Josh heard water running, a baby crying, more water, more baby, then just baby, then receding baby, then door closing. Not slamming, closing. But forcefully.

"
There
! How are you?"

"Things are getting worse around here, to tell the truth," he said. "I'll give you the ugly details on Friday."

"Should I come back for a day? I could leave Jer—"

"No no, that's fine," Josh said, preferring to describe his new roommate to Eve from afar on the weekend than have her see Tina Pausto in situ and in the flesh. "What's going on out there, anyway?" he asked, because it was always possible to change the topic to the latest beach gossip.

They chatted a few minutes, about nothing at all. During it, Josh fervently wished that nothing at all was all they could possibly chat about, and when they were finished, winding down, he said, "Tomorrow, I'll wait for you to make the call."

"That is better," she said.

"Love you."

"Love you."

In the living room, Tina Pausto, like her predecessor on that sofa, sat leafing through the
New Yorker
. Josh said, "I have to go out for a while. You'll take care of your own dinner?"

She gave him a comfortable smile. "I am very self-sufficient," she assured him. "Like a cat."

 

13

 

7 P.M. July 26
Author David L. Fogware
reads from
Enchantress of Nyin
Volume VII in the
Farbender Netherbender Series
3rd floor

THIS POSTER-STYLE SIGN rested on an easel beside the ground-floor escalator. Josh rode up, the bookstore becoming more open to him as he rose, with a few dozen customers visible, none of them apparently here for Volume VII of the Farbender Netherbender Series.

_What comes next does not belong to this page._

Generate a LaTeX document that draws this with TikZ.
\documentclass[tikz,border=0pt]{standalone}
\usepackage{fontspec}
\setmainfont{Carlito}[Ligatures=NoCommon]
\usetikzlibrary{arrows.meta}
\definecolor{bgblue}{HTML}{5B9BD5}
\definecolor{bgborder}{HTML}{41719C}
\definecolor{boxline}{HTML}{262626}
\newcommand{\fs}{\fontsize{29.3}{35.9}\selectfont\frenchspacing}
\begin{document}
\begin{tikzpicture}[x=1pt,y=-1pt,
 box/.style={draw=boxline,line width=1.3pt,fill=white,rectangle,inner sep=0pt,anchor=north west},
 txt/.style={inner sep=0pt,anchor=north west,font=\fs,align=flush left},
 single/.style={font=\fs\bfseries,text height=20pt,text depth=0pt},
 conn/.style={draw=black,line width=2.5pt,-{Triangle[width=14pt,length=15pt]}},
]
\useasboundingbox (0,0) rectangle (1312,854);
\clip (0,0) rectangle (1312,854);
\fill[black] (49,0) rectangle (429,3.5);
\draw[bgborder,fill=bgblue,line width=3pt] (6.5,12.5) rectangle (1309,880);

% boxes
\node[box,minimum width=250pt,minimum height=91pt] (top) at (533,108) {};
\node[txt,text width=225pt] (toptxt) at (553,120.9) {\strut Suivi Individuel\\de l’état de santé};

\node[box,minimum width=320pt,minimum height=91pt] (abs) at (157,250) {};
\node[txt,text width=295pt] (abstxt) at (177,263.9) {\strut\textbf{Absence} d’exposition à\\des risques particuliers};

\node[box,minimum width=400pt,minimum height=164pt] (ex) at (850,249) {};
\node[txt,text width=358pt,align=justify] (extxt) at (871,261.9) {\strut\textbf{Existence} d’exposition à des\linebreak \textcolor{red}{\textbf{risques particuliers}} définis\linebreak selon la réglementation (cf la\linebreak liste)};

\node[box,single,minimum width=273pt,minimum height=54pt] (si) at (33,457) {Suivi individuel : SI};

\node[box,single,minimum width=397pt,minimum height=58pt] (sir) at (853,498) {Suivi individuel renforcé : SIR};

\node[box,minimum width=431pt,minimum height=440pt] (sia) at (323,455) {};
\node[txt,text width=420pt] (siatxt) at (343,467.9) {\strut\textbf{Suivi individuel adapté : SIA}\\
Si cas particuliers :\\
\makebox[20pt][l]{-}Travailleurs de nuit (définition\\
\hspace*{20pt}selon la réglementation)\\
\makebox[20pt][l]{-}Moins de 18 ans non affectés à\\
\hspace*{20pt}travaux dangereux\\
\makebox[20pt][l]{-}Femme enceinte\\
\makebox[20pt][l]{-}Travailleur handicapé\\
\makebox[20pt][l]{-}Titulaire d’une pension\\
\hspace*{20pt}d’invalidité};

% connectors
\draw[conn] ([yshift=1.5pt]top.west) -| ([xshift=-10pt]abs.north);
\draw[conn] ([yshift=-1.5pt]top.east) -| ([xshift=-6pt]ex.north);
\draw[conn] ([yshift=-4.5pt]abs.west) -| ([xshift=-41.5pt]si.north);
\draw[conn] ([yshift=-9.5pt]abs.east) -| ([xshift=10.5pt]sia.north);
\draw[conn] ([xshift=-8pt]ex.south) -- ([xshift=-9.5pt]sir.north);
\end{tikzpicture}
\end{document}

It was a little trickier to find the next escalator, and then there he was on 3, where a more generic poster read AUTHOR READING with an arrow. Josh followed the arrow to a corner of the building, where the late summer twilight showed Broadway beyond the windows. Within, a carpeted lecture area had been constructed. Within an L of bookshelves about thirty wooden chairs faced a lectern beside a small desk, on which hardcover books were stacked, their spines all reading
ENCHANTRESS
in large letters, and on a second line
of Nyin
in smaller letters, and then some even smaller letters that were presumably the author's name.